针对x的任意一个维度进行排序，然后顺序从排序后的记录中依次取值。这样得出的数据分布，和整体的数据分布就是非iid的关系。

ClientData模拟各个客户端持有的隐私数据。 

In [None]:
class Client:
    def __init__(self,id,train_x,train_y):
        self.client_id = id
        self.train_X = np.array(train_x).T
        self.train_Y = np.array(train_y).T
        self.sampleCount = self.train_X.shape[1]
        self.losses = []
        print("Client initialized with {} rows of data".format(self.sampleCount))

    def RunOptimization(self,w,b,iteration,learning_rate,showDetails=False):
        local_w = w
        local_b = b
        localDw = np.zeros(shape=w.shape)
        localDb = 0
        
        for i in range(iteration):
            m = self.train_X.shape[1]
            # 前向传播 ：
            assert(w.T.shape[1]==self.train_X.shape[0])
            yhat = sigmoid(np.dot(w.T,self.train_X))  
    
            assert(yhat.shape == self.train_Y.shape)
            cross_entropy_loss = -(np.sum(self.train_Y*np.log(yhat)+(1-self.train_Y)*np.log(1-yhat)))/m                 
    
            # 反向传播：
            dZ = yhat-self.train_Y
            dw = (np.dot(self.train_X,dZ.T))/m
            db = (np.sum(dZ))/m  
            local_w -= learning_rate*dw
            local_b -= learning_rate*db
            localDw += dw
            localDb += db
            self.losses.append(cross_entropy_loss)
            if showDetails:
                print("Client{},iter{} finished".format(self.client_id,i))
        if showDetails:
            print(localDw,localDb)
            
        return localDw,localDb

iid_y = pd.DataFrame(data=train_y.T,columns=["y_buy"])
iid_x = train_x.T
iid_union = [(iid_x.values[i],iid_y.values[i]) for i in range(iid_x.shape[0])]

iid_union.sort(key=lambda x:x[0][9])
noniid_x = [x[0] for x in iid_union]
noniid_y = [x[1] for x in iid_union]

np.array(noniid_x).T.shape

In [None]:
clients = [
    Client(1,noniid_x[:500],noniid_y[:500]),
    Client(2,noniid_x[500:6500],noniid_y[500:6500]),
    Client(3,noniid_x[6500:13000],noniid_y[6500:13000]),
    Client(4,noniid_x[13000:20000],noniid_y[13000:20000]),
    Client(5,noniid_x[20000:26000],noniid_y[20000:26000]),
    Client(6,noniid_x[26000:35000],noniid_y[26000:35000]),
    Client(7,noniid_x[35000:42000],noniid_y[35000:42000]),
    Client(8,noniid_x[42000:48000],noniid_y[42000:48000]),
    Client(9,noniid_x[48000:54000],noniid_y[48000:54000]),
    Client(10,noniid_x[54000:],noniid_y[54000:]),
]

创建控制类，持有所有客户端的列表。

和客户端之间按轮进行通信。

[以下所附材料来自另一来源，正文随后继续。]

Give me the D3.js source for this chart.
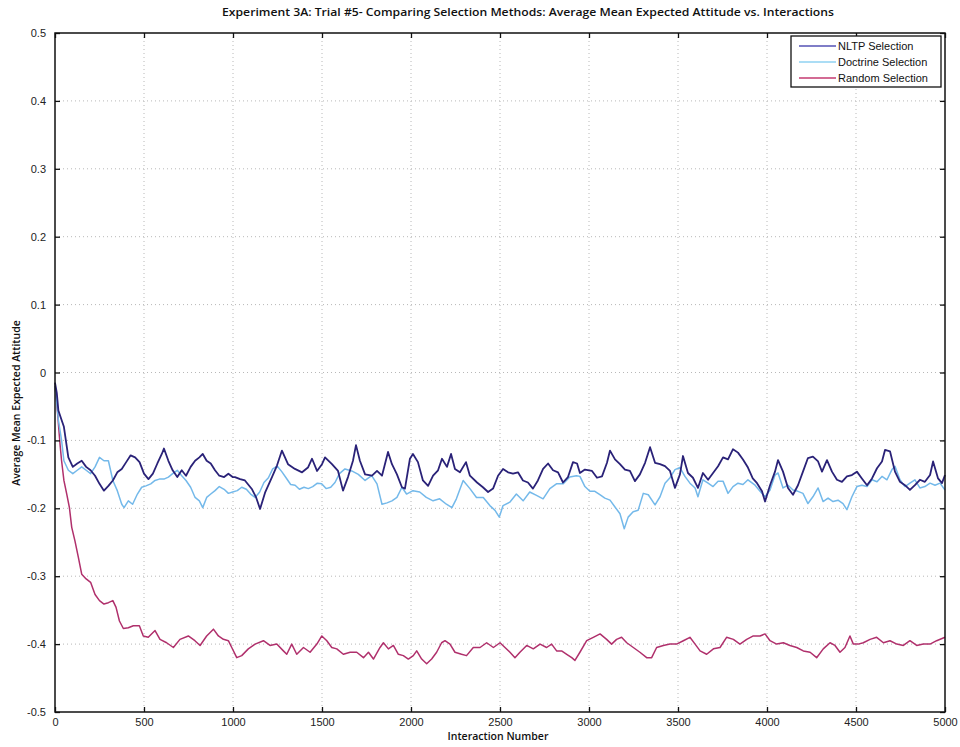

每轮的工作如下：

- 随机从所有客户端中选择5个，下发当前global的w和b
- 命令客户端进行若干论FP和BP（FedAvg）
- 收集各个客户端更新的w和b梯度矩阵，聚合并更新global w和b
- 聚合和更新完成后，开启下一轮

In [None]:
class Coordinator:
    def __init__(self,clients,shape):
        self.clients = clients
        self.global_w = np.zeros(shape=(shape[0],1))
        self.global_b = 0
        self.lr = 0.01
        
    def ProcessRound(self,clientsNeeded,localIter,showDetails=False):
        selected_clients = random.sample(self.clients,clientsNeeded)
        grads = [x.RunOptimization(self.global_w,self.global_b,localIter,self.lr,showDetails) for x in selected_clients]
        grad_w = [x[0] for x in grads]      
        grad_b = [x[1] for x in grads]
        aggregated_dw = np.zeros(shape=(self.global_w.shape[0],1))
        aggregated_db = 0
        
        for i in range(clientsNeeded):
            aggregated_dw+=grad_w[i]
            aggregated_db+=grad_b[i]
        aggregated_dw/=clientsNeeded
        aggregated_db/=clientsNeeded
        self.global_w-=aggregated_dw*self.lr
        self.global_b-=aggregated_db*self.lr
    
    def FedAvg(self,rounds):
        for i in range(rounds):
            self.ProcessRound(5,5,False)
        
sample_data = np.zeros(shape=(12,1))
coordinator = Coordinator(clients,sample_data.shape)
coordinator.ProcessRound(1,1,True)
coordinator.FedAvg(200)

In [None]:
pred_probs = Predict(coordinator.global_w,coordinator.global_b,X_val.T)
pred_labels = np.where(pred_probs>0.5,1,0)
diff = Y_val.values-pred_labels[0]
acc = 1-np.sum(np.abs(diff))/len(diff)
acc

In [None]:
coordinator.global_w

In [None]:
plt.plot(coordinator.clients[1].losses)

In [None]:
plt.plot(coordinator.clients[4].losses)